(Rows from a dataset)
[start]
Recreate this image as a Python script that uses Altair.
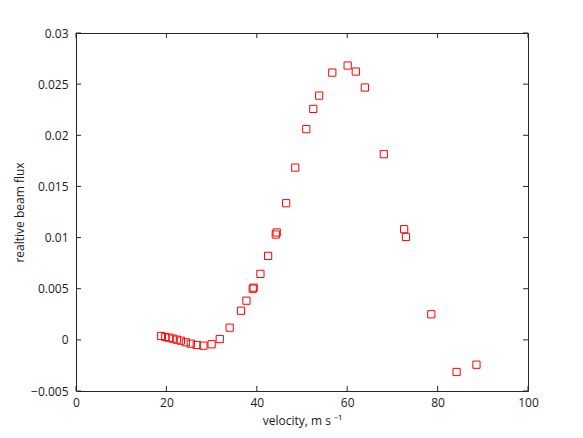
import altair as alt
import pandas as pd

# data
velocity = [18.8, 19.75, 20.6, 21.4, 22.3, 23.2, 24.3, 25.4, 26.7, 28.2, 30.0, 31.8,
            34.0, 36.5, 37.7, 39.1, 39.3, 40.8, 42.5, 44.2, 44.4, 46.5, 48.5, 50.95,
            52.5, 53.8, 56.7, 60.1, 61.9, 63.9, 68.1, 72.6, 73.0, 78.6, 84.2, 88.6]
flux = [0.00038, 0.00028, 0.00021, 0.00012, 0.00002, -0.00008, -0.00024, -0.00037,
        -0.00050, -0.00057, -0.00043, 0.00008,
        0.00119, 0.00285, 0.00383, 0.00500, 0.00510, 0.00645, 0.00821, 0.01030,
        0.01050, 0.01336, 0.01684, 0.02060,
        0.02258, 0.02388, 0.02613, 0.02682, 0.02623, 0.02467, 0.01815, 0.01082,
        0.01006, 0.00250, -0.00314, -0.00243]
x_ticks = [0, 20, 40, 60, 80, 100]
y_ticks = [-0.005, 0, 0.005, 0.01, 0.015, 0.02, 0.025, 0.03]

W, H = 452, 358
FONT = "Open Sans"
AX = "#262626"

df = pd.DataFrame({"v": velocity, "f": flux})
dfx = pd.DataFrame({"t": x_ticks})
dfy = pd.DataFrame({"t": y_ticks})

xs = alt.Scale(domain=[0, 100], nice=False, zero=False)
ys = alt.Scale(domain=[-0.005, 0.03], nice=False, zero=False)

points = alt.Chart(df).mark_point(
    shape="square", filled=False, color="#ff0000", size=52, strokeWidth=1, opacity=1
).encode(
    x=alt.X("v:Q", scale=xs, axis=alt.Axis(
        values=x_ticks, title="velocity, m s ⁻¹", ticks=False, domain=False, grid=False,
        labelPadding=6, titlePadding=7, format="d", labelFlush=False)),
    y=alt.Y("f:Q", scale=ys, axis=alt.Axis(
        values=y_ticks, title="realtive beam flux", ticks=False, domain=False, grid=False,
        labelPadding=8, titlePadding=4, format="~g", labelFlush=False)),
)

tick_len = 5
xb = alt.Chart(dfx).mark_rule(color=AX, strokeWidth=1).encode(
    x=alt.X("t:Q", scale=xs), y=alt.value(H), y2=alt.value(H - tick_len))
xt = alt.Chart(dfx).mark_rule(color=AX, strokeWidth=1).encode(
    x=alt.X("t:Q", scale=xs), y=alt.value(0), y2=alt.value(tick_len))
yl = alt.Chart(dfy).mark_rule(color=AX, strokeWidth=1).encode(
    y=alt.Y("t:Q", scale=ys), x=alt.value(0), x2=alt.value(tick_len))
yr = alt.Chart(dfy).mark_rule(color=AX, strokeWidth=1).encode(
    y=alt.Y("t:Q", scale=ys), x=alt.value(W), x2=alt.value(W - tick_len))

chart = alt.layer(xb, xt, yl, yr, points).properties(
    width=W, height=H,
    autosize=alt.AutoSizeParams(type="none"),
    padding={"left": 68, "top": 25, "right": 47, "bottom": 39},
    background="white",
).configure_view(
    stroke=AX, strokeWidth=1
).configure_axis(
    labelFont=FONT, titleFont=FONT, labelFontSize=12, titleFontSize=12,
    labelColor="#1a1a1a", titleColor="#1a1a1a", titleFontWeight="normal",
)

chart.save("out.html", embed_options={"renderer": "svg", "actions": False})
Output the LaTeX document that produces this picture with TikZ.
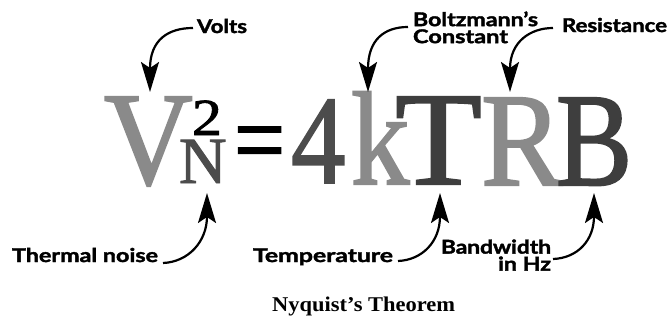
[end]
### STATED PROBLEM
Reproduce the records above from their first line to the line bearing "import pandas as pd", both ends included, leaving every picture out.

### TASK RESPONSE
Recreate this image as a Python script that uses Altair.
import altair as alt
import pandas as pd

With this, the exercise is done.